Lo que más disfruto es conectar mundos. Mi papel es facilitar ese encuentro entre las personas: los artistas, el Centro y el público. De ahí se derivan aprendizajes sobre lo diplomático, lo político y lo cultural: saber cuándo hablar y cómo hacerlo, pero siempre con autenticidad. Tengo la facilidad de entender universos que necesitan encontrarse.
¿Esa visión influye en la manera en la que se viven y recuerdan las experiencias culturales?
Lo que interesa es que el público aprenda a narrar lo que ve, porque ese voz a voz hace que las cosas se hereden. Si no recuerdas de dónde viene una música o quién la interpreta, es difícil contarla y difundirla. Nombrar lo propio y entender al otro genera una conexión más interesante: en el discurso, en las conversaciones, en las investigaciones. Los espacios artísticos son refugios para pensar, más que simples lugares de programación.
¿Y de qué forma se traduce esa conexión en los eventos?

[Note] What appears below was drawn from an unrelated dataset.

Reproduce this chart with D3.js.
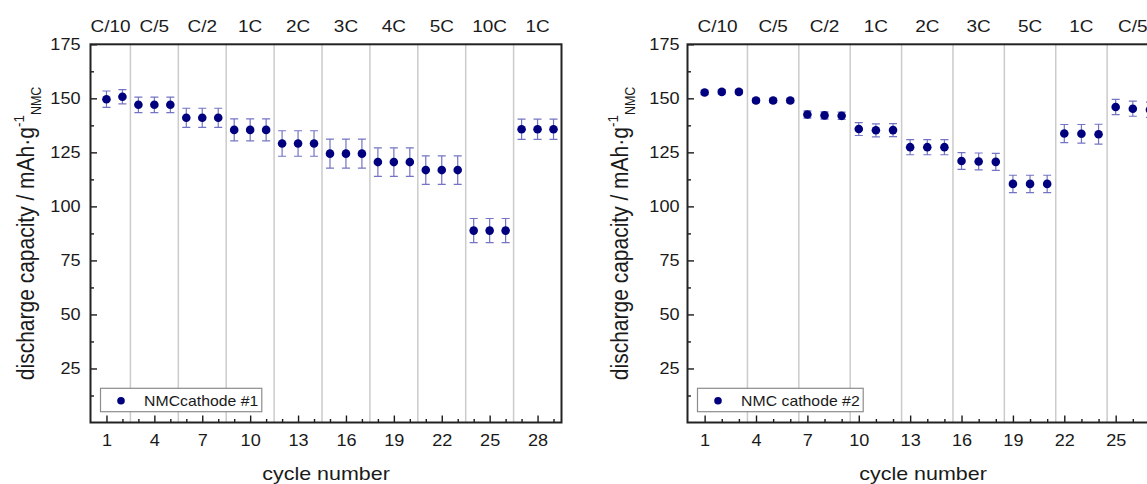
<!DOCTYPE html>
<html>
<head>
<meta charset="utf-8">
<script src="https://cdn.jsdelivr.net/npm/d3@7"></script>
<style>
  html, body { margin: 0; padding: 0; background: #fff; overflow: hidden; }
  svg { display: block; font-family: "Liberation Sans", Arial, Helvetica, sans-serif; }
</style>
</head>
<body>
<svg id="chart" width="1147" height="484"></svg>
<script>
// ---- Cathode #1 ----
const cyclesA = [1, 2, 3, 4, 5, 6, 7, 8, 9, 10, 11, 12, 13, 14, 15, 16, 17, 18, 19, 20, 21, 22, 23, 24, 25, 26, 27, 28, 29];
const capacityA = [149.6, 150.7, 147.0, 147.0, 147.0, 141.0, 141.0, 141.0, 135.4, 135.4, 135.4,
                   129.1, 129.1, 129.1, 124.4, 124.4, 124.4, 120.5, 120.5, 120.5, 116.8, 116.8, 116.8,
                   88.8, 88.8, 88.8, 135.7, 135.7, 135.7];
const errorA = [3.8, 3.3, 3.6, 3.6, 3.6, 4.4, 4.4, 4.4, 5.1, 5.1, 5.1, 5.9, 5.9, 5.9, 6.7, 6.7, 6.7,
                6.6, 6.6, 6.6, 6.6, 6.6, 6.6, 5.6, 5.6, 5.6, 4.7, 4.7, 4.7];
const ratesA = ["C/10", "C/5", "C/2", "1C", "2C", "3C", "4C", "5C", "10C", "1C"];
const rateBoundsA = [0, 2.5, 5.5, 8.5, 11.5, 14.5, 17.5, 20.5, 23.5, 26.5, 29.5];
const majorTicksA = [1, 4, 7, 10, 13, 16, 19, 22, 25, 28];
const minorTicksA = [2, 3, 5, 6, 8, 9, 11, 12, 14, 15, 17, 18, 20, 21, 23, 24, 26, 27, 29];

// ---- Cathode #2 ----
const cyclesB = [1, 2, 3, 4, 5, 6, 7, 8, 9, 10, 11, 12, 13, 14, 15, 16, 17, 18, 19, 20, 21, 22, 23, 24, 25, 26, 27];
const capacityB = [152.7, 153.0, 153.0, 149.0, 149.0, 149.0, 142.5, 142.1, 141.9, 135.8, 135.2, 135.3,
                   127.4, 127.4, 127.4, 121.0, 120.8, 120.6, 110.4, 110.4, 110.4, 133.7, 133.6, 133.4,
                   146.0, 145.2, 144.7];
const errorB = [1.0, 1.0, 1.0, 1.0, 1.0, 1.0, 1.7, 1.7, 1.7, 3.0, 3.0, 3.0, 3.5, 3.5, 3.5,
                3.9, 3.9, 3.9, 4.0, 4.0, 4.0, 4.2, 4.3, 4.6, 3.5, 3.5, 3.5];
const ratesB = ["C/10", "C/5", "C/2", "1C", "2C", "3C", "5C", "1C", "C/5"];
const rateBoundsB = [0, 3.5, 6.5, 9.5, 12.5, 15.5, 18.5, 21.5, 24.5, 27.5];
const majorTicksB = [1, 4, 7, 10, 13, 16, 19, 22, 25];
const minorTicksB = [2, 3, 5, 6, 8, 9, 11, 12, 14, 15, 17, 18, 20, 21, 23, 24, 26, 27];

// ---- Shared y axis ----
const yDomain = [0, 175];
const yTicks = [25, 50, 75, 100, 125, 150, 175];
const yMinorTicks = [12.5, 37.5, 62.5, 87.5, 112.5, 137.5, 162.5];

const SX = 1.13;            // horizontal text stretch of the figure
const INK = "#1a1a1a";
const MARK = "#00007f";
const ERR = "#7474c4";
const PLOT_TOP = 44.3, PLOT_BOTTOM = 422.5, PLOT_W = 471;

const svg = d3.select("#chart");

function drawPanel(p) {
  const x = d3.scaleLinear().domain([0, p.xMax]).range([p.left, p.left + PLOT_W]);
  const y = d3.scaleLinear().domain(yDomain).range([PLOT_BOTTOM, PLOT_TOP]);
  const g = svg.append("g");

  // rate-step separators
  g.selectAll("line.sep").data(p.bounds.slice(1, -1)).join("line")
    .attr("class", "sep")
    .attr("x1", d => x(d)).attr("x2", d => x(d))
    .attr("y1", PLOT_TOP).attr("y2", PLOT_BOTTOM)
    .attr("stroke", "#cbcbcb").attr("stroke-width", 1.5);

  // C-rate labels above the plot
  const segs = p.rates.map((r, i) => ({ r, c: (p.bounds[i] + p.bounds[i + 1]) / 2 }));
  g.selectAll("text.rate").data(segs).join("text")
    .attr("class", "rate")
    .attr("transform", d => `translate(${x(d.c)},32) scale(${SX},1)`)
    .attr("text-anchor", "middle")
    .style("font-size", "16.8px")
    .attr("fill", INK)
    .text(d => d.r);

  // bottom axis: major ticks with labels, minor ticks without
  const gx = g.append("g").attr("transform", `translate(0,${PLOT_BOTTOM})`).style("color", INK)
    .call(d3.axisBottom(x).tickValues(p.major).tickSizeInner(-7).tickSizeOuter(0).tickFormat(d3.format("d")));
  gx.select(".domain").remove();
  gx.selectAll("line").attr("stroke-width", 1.4);
  gx.selectAll("text").attr("y", 23.5).attr("dy", null)
    .attr("transform", `scale(${SX},1)`).style("font-size", "16px").attr("fill", INK).style("font-family", null);
  const gxm = g.append("g").attr("transform", `translate(0,${PLOT_BOTTOM})`).style("color", INK)
    .call(d3.axisBottom(x).tickValues(p.minor).tickSizeInner(-3.5).tickSizeOuter(0).tickFormat(""));
  gxm.select(".domain").remove();
  gxm.selectAll("line").attr("stroke-width", 1.4);

  // left axis
  const gy = g.append("g").attr("transform", `translate(${p.left},0)`).style("color", INK)
    .call(d3.axisLeft(y).tickValues(yTicks).tickSizeInner(-6.5).tickSizeOuter(0).tickPadding(p.gap));
  gy.select(".domain").remove();
  gy.selectAll("line").attr("stroke-width", 1.4);
  gy.selectAll("text").attr("x", -p.gap / SX).attr("transform", `scale(${SX},1)`)
    .style("font-size", "16px").attr("fill", INK).style("font-family", null);
  const gym = g.append("g").attr("transform", `translate(${p.left},0)`).style("color", INK)
    .call(d3.axisLeft(y).tickValues(yMinorTicks).tickSizeInner(-3.5).tickSizeOuter(0).tickFormat(""));
  gym.select(".domain").remove();
  gym.selectAll("line").attr("stroke-width", 1.4);
  svg.selectAll(".tick text").style("font-family", null);
  svg.selectAll("g").attr("font-family", null);

  // plot frame
  g.append("rect")
    .attr("x", p.left).attr("y", PLOT_TOP)
    .attr("width", PLOT_W).attr("height", PLOT_BOTTOM - PLOT_TOP)
    .attr("fill", "none").attr("stroke", "#222").attr("stroke-width", 2);

  // error bars
  const pts = p.cycles.map((c, i) => ({ c, v: p.values[i], e: p.errors[i] }));
  const eb = g.append("g").attr("stroke", ERR).attr("stroke-width", 1.2).attr("fill", "none");
  eb.selectAll("path").data(pts).join("path")
    .attr("d", d => {
      const cx = x(d.c), y0 = y(d.v - d.e), y1 = y(d.v + d.e), w = 4;
      return `M${cx},${y0}V${y1}M${cx - w},${y0}H${cx + w}M${cx - w},${y1}H${cx + w}`;
    });

  // markers
  g.append("g").selectAll("circle").data(pts).join("circle")
    .attr("cx", d => x(d.c)).attr("cy", d => y(d.v)).attr("r", 4.3)
    .attr("fill", MARK);

  // legend
  const lx = p.left + 10, ly = 388.3, lh = 23.4;
  const box = g.append("rect").attr("x", lx).attr("y", ly).attr("height", lh)
    .attr("fill", "#fff").attr("stroke", "#8c8c8c").attr("stroke-width", 1.2);
  g.append("circle").attr("cx", lx + 20.5).attr("cy", ly + 12.4).attr("r", 3.8).attr("fill", MARK);
  const lt = g.append("text")
    .attr("transform", `translate(${lx + 43.6},${ly + 17.8}) scale(${SX},1)`)
    .style("font-size", "14px").attr("fill", INK).text(p.legend);
  box.attr("width", 43.6 + lt.node().getComputedTextLength() * SX + 3.5);

  // axis titles
  g.append("text")
    .attr("transform", `translate(${p.left + PLOT_W / 2},480) scale(${SX},1)`)
    .attr("text-anchor", "middle").style("font-size", "19px").attr("fill", INK)
    .text("cycle number");

  const yt = g.append("text")
    .attr("transform", `translate(${p.titleX},${(PLOT_TOP + PLOT_BOTTOM) / 2}) scale(${SX},1) rotate(-90)`)
    .attr("text-anchor", "middle").style("font-size", "21px").attr("fill", INK);
  yt.append("tspan").text("discharge capacity / mAh\u00b7g");
  yt.append("tspan").attr("dy", -9).style("font-size", "13.5px").text("-1");
  yt.append("tspan").attr("dy", 15).style("font-size", "12.5px").text("NMC");
}

drawPanel({
  left: 90.5, xMax: 29.5, gap: 10, titleX: 34,
  cycles: cyclesA, values: capacityA, errors: errorA,
  rates: ratesA, bounds: rateBoundsA, major: majorTicksA, minor: minorTicksA,
  legend: "NMCcathode #1"
});

drawPanel({
  left: 687.5, xMax: 27.5, gap: 8, titleX: 628,
  cycles: cyclesB, values: capacityB, errors: errorB,
  rates: ratesB, bounds: rateBoundsB, major: majorTicksB, minor: minorTicksB,
  legend: "NMC cathode #2"
});
</script>
</body>
</html>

Creo que la meta siempre debe ser hacer cosas que nunca hemos hecho. Aunque el trabajo debe tener un enfoque académico, reconocemos que existen otras formas de conocimiento y saber. La universidad valora esas miradas porque todas alimentan la misma escena.
No hay una sola fuente de legitimidad para las artes: esta se construye en el hacer, en la práctica. Entonces, el ejercicio de la gestión depende tanto de la fuerza que pongas en el quehacer como de tu capacidad de decisión. Yo lo veo como un entrenamiento.
¿Qué considera esencial para que los proyectos funcionen?
La gestión se sostiene en las relaciones. Es un trabajo de responsabilidad, preparación y sensibilidad. Si construyes bien una relación, los artistas vuelven. Se sienten bien recibidos porque hay respeto por el arte.
He encontrado valor en mediar esos universos de los que te hablo, en presentar y materializar encuentros que son efímeros, pero mágicos. Cuando todo sale bien y el público se va satisfecho, sientes que valió la pena.
¿Y cómo sostenerlo en la práctica?
No se trata solo de programar desde un escritorio, sino de comprender los tiempos de cada artista y sus posibilidades de movilidad. La gestión cultural se basa en la investigación: saber qué se está moviendo, en dónde están los artistas. Más allá de tener una buena idea, se trata de llegar en el momento justo.
¿Qué otro aspecto contribuye en la selección de los invitados?
Es una amalgama que hace que la vida sea mucho más interesante. Primero, hay que estar muy conectados a los mercados, a las instituciones pares en otros países, a las políticas de circulación de artistas. Pero para escuchar cierta música, para entender la emoción ligada al arte, para hacer una búsqueda de un artista, hay que entender la gestión como un espacio de diálogo y aprendizaje. Ya ni siquiera es sobre si te gusta o no el artista, sino entender lo que tiene por decir desde lo que hace. Son conversaciones que forman estructuras de pensamiento muy potentes. Deja de ser mi mundo para ser un mundo compartido necesariamente. Tienes que entender la realidad del otro.
Hablemos, entonces, de la narrativa que menciona y de la conexión con Latinoamérica...
Yo lo veo como si existieran “sombrillas” que agrupan los conciertos, las muestras de arte, la poesía. Por ejemplo, tuvimos a Yayo González, cantautor argentino; a Alberto San Juan con un monólogo sobre Lorca; a Claudio Narea, de Los Prisioneros. Si sumas esas propuestas, se forma una agenda poética. Estas expresiones, aunque puede que no siempre hayan estado tan cercanas a nosotros, reflejan nuestra identidad latinoamericana. Hay una coherencia en la forma, el criterio y la manera de construir las letras y el mundo.
Todo lo que eliges, lo que piensas, la emoción que sientes... todo es un tema que debemos abordar con urgencia. Formamos parte del mundo y estamos viviendo una realidad. Entonces, ¿cómo sumamos? La cultura y el arte dan pie para inspirar y reconocernos.